Listed entries ->
(begin)

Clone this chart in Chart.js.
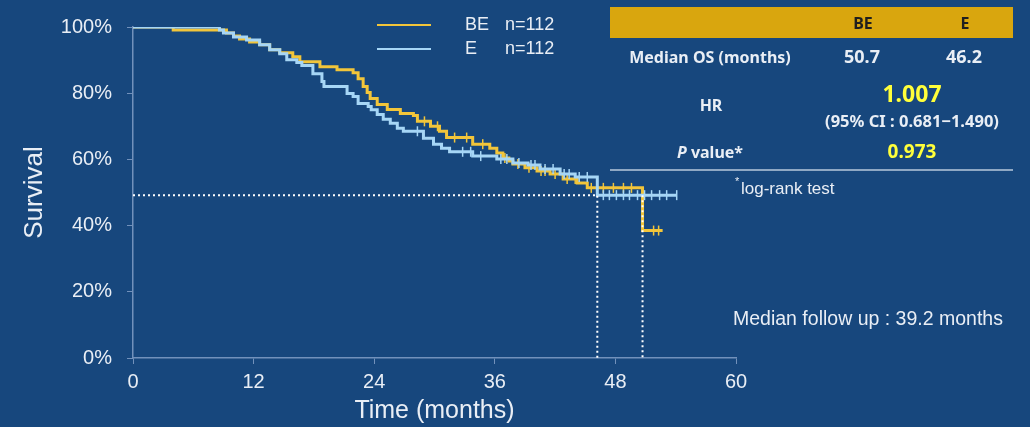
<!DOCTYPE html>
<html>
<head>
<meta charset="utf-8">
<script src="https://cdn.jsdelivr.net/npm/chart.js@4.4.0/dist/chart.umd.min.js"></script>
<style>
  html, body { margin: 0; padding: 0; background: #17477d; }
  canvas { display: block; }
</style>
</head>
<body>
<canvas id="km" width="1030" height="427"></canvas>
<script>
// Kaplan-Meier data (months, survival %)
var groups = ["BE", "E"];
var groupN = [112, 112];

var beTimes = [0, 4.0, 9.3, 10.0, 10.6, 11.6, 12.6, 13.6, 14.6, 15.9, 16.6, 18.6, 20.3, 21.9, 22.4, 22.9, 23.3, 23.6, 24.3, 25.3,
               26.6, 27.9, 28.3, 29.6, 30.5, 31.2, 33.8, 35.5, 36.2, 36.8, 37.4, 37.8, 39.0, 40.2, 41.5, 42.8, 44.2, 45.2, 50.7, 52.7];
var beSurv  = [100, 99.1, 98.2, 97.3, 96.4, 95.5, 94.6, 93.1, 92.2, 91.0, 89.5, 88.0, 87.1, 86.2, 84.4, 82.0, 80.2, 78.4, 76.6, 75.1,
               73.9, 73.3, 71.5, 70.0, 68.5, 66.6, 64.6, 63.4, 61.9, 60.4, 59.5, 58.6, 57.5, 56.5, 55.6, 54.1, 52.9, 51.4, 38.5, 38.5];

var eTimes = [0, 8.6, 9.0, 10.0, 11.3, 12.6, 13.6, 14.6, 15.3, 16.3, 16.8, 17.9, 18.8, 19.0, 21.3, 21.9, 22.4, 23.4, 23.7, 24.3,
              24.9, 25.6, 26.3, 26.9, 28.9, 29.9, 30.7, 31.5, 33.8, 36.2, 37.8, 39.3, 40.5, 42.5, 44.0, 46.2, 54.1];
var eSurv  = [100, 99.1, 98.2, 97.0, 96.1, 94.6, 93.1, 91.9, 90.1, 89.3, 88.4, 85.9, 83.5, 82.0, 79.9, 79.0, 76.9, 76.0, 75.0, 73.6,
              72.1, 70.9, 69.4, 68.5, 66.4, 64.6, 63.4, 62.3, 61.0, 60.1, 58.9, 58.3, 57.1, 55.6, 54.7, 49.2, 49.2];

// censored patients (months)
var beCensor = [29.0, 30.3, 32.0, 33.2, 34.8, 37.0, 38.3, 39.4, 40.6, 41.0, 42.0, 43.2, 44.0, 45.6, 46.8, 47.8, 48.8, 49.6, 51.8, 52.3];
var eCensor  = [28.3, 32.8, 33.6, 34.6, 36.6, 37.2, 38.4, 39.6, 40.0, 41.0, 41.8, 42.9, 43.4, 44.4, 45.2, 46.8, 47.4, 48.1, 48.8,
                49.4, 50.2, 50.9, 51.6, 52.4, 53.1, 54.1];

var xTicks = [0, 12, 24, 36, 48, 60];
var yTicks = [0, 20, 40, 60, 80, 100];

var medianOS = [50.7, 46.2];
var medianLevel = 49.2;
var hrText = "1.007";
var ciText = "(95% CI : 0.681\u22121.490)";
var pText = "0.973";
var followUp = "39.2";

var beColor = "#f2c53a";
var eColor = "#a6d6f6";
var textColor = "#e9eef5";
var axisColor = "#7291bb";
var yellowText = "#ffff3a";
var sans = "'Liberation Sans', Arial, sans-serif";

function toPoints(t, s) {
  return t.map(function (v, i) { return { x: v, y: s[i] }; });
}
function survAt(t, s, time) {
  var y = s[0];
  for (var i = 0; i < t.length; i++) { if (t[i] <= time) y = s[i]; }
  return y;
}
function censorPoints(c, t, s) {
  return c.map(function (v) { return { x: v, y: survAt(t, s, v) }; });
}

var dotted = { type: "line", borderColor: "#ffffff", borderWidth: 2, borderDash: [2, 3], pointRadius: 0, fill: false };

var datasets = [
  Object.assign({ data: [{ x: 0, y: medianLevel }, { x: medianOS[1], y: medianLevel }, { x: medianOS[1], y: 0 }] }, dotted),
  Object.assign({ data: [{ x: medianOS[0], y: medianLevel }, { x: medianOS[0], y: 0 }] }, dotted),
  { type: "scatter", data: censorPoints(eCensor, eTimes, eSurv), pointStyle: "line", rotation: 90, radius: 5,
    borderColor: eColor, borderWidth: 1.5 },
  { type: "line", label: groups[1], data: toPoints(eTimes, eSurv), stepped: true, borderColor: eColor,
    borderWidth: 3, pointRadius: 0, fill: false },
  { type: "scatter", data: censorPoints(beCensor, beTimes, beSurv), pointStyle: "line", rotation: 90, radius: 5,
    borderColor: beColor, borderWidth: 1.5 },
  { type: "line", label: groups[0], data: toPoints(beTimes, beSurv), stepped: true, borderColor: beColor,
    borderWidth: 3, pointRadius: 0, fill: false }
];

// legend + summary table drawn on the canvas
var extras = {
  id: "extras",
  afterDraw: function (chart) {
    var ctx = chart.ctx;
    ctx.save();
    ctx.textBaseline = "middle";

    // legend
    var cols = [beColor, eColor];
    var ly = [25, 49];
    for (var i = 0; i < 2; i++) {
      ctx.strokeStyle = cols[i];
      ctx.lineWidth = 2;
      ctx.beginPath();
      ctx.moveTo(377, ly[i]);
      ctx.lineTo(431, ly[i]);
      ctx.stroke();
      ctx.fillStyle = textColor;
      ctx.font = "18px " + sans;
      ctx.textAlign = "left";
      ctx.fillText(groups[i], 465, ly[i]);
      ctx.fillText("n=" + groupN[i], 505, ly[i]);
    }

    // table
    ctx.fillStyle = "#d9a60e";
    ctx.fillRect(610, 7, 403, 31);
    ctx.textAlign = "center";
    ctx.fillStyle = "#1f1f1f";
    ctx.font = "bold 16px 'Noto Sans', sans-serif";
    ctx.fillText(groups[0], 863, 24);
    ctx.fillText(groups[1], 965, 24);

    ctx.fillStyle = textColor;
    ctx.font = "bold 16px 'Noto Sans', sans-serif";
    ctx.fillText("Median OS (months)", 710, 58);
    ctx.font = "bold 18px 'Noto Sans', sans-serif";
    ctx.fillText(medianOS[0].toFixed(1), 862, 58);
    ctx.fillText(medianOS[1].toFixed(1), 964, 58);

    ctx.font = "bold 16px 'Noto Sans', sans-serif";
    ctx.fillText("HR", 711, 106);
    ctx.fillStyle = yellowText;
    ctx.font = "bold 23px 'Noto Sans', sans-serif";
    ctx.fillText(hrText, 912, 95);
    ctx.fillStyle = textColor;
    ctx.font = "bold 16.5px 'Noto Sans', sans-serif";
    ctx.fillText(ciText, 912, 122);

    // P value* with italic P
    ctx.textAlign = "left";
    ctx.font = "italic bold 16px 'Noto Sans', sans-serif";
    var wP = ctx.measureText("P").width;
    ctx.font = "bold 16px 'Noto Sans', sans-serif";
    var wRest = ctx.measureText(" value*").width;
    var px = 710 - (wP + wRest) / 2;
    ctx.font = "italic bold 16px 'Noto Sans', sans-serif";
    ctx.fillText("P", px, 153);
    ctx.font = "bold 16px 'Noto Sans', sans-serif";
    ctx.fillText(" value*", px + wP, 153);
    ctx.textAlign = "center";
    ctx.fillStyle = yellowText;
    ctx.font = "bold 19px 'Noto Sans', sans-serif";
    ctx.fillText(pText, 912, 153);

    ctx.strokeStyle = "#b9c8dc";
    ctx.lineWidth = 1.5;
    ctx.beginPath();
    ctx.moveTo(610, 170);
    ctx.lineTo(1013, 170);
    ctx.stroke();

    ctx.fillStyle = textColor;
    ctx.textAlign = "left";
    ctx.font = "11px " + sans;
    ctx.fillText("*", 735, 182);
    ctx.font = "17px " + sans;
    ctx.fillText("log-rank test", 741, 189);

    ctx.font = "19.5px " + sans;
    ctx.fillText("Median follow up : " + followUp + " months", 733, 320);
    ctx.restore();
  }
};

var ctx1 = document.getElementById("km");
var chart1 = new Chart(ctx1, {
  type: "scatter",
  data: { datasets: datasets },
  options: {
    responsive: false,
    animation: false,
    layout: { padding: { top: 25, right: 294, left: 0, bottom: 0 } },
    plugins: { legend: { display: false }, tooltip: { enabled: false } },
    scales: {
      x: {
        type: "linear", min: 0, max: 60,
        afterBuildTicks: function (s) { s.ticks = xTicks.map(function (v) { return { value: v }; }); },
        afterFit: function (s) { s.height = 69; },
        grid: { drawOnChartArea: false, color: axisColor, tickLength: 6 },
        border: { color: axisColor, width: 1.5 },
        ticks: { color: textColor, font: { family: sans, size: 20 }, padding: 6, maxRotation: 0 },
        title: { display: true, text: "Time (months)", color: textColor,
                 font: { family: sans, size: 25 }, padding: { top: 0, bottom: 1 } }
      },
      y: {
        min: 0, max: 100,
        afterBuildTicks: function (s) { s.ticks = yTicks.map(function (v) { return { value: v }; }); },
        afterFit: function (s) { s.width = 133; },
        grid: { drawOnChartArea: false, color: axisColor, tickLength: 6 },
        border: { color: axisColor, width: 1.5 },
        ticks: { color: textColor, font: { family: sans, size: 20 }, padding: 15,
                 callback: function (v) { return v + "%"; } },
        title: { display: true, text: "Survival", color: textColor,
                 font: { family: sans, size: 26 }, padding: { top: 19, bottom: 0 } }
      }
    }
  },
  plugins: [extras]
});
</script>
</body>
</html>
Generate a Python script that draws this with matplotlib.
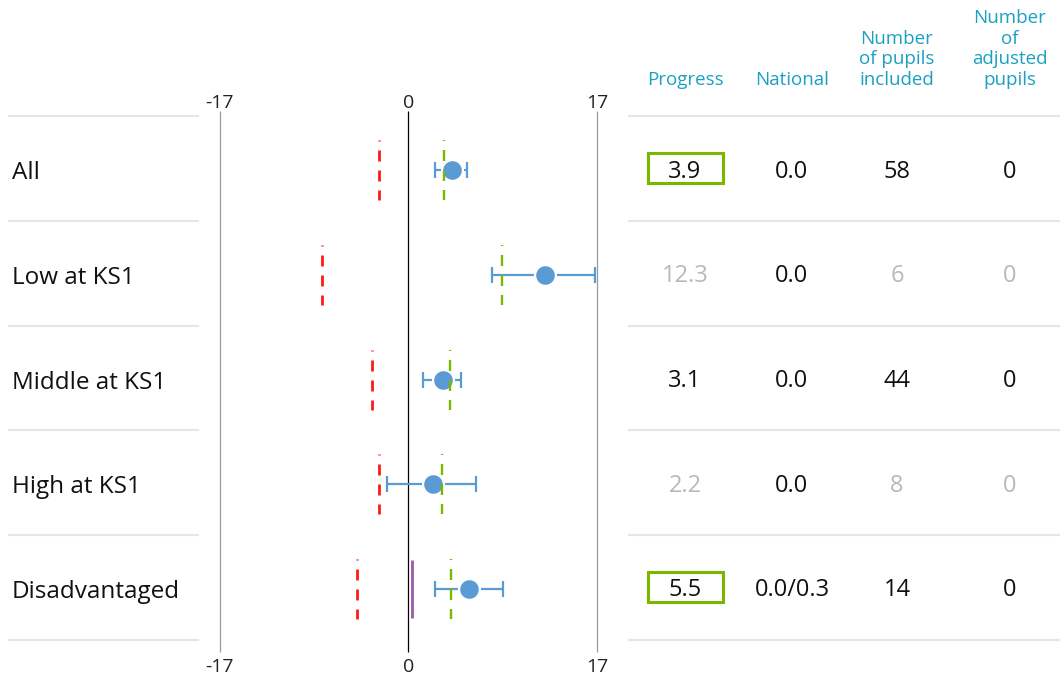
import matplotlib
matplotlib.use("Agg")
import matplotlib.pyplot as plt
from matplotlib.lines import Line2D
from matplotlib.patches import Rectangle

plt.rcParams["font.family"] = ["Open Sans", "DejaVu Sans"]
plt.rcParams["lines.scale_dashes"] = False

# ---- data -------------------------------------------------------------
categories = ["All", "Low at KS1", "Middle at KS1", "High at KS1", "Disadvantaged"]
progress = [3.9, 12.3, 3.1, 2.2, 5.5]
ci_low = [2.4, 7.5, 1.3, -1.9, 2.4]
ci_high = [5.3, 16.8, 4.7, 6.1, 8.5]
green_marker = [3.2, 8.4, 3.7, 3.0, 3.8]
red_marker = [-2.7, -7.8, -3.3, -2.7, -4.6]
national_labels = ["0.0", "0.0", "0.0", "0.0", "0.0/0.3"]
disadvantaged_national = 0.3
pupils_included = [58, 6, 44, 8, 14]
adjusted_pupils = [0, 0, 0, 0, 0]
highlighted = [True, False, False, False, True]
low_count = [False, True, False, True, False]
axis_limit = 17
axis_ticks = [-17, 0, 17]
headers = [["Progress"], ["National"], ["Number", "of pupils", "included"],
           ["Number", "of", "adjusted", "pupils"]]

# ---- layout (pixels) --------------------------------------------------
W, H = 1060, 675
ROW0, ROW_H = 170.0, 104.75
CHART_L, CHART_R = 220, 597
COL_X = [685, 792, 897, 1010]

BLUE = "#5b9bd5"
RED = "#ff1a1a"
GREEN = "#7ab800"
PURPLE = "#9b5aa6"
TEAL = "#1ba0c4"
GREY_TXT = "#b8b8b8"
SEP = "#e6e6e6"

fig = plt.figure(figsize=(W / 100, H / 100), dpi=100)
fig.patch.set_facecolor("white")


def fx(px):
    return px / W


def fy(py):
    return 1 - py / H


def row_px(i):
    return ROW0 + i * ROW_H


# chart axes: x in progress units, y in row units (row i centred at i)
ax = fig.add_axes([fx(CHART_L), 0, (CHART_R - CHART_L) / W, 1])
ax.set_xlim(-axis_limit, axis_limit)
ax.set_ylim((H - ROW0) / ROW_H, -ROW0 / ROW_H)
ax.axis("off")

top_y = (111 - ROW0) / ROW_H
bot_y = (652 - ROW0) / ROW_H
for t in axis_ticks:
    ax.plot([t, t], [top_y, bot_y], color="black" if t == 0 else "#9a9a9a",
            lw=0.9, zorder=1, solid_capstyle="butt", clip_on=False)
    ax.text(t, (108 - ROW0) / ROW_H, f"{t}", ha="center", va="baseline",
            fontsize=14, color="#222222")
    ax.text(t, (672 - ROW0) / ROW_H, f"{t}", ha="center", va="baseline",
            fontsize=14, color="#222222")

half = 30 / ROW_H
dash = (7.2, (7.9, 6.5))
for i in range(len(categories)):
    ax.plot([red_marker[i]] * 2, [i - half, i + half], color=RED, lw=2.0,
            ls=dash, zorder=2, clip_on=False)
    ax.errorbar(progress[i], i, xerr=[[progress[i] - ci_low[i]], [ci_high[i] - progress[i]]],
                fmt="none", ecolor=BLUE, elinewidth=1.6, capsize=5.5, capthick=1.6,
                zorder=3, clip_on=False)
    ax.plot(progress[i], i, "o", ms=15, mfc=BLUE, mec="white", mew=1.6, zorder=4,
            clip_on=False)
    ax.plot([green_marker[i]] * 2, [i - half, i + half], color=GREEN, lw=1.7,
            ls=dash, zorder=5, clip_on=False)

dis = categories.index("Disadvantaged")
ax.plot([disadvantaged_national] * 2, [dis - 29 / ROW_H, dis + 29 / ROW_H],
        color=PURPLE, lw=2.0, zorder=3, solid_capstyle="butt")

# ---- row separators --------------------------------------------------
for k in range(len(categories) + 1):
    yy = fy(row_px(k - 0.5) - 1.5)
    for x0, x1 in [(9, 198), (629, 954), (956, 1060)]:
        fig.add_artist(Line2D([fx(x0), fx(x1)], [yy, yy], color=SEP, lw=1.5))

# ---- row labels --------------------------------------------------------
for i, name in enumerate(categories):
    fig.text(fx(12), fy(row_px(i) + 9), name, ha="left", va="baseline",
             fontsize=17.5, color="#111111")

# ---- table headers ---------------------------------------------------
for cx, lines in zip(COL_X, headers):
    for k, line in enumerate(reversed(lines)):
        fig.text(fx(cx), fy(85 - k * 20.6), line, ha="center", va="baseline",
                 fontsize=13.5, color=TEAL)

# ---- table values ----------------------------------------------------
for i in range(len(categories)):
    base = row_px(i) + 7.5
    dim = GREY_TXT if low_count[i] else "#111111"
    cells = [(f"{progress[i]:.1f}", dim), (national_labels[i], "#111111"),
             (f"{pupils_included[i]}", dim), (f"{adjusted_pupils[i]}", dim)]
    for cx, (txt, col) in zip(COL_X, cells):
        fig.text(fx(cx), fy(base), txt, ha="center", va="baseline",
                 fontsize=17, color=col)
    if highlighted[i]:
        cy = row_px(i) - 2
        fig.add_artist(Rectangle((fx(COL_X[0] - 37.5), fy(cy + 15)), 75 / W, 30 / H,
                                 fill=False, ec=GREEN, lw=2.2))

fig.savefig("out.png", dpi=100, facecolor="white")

(end)

The problem -> Quote exactly what appears from the line containing "Generate a Python" through the line containing "return ROW0 + i * ROW_H", both included, except for the pictures, and nothing more.

Completed task ->
Generate a Python script that draws this with matplotlib.
import matplotlib
matplotlib.use("Agg")
import matplotlib.pyplot as plt
from matplotlib.lines import Line2D
from matplotlib.patches import Rectangle

plt.rcParams["font.family"] = ["Open Sans", "DejaVu Sans"]
plt.rcParams["lines.scale_dashes"] = False

# ---- data -------------------------------------------------------------
categories = ["All", "Low at KS1", "Middle at KS1", "High at KS1", "Disadvantaged"]
progress = [3.9, 12.3, 3.1, 2.2, 5.5]
ci_low = [2.4, 7.5, 1.3, -1.9, 2.4]
ci_high = [5.3, 16.8, 4.7, 6.1, 8.5]
green_marker = [3.2, 8.4, 3.7, 3.0, 3.8]
red_marker = [-2.7, -7.8, -3.3, -2.7, -4.6]
national_labels = ["0.0", "0.0", "0.0", "0.0", "0.0/0.3"]
disadvantaged_national = 0.3
pupils_included = [58, 6, 44, 8, 14]
adjusted_pupils = [0, 0, 0, 0, 0]
highlighted = [True, False, False, False, True]
low_count = [False, True, False, True, False]
axis_limit = 17
axis_ticks = [-17, 0, 17]
headers = [["Progress"], ["National"], ["Number", "of pupils", "included"],
           ["Number", "of", "adjusted", "pupils"]]

# ---- layout (pixels) --------------------------------------------------
W, H = 1060, 675
ROW0, ROW_H = 170.0, 104.75
CHART_L, CHART_R = 220, 597
COL_X = [685, 792, 897, 1010]

BLUE = "#5b9bd5"
RED = "#ff1a1a"
GREEN = "#7ab800"
PURPLE = "#9b5aa6"
TEAL = "#1ba0c4"
GREY_TXT = "#b8b8b8"
SEP = "#e6e6e6"

fig = plt.figure(figsize=(W / 100, H / 100), dpi=100)
fig.patch.set_facecolor("white")


def fx(px):
    return px / W


def fy(py):
    return 1 - py / H


def row_px(i):
    return ROW0 + i * ROW_H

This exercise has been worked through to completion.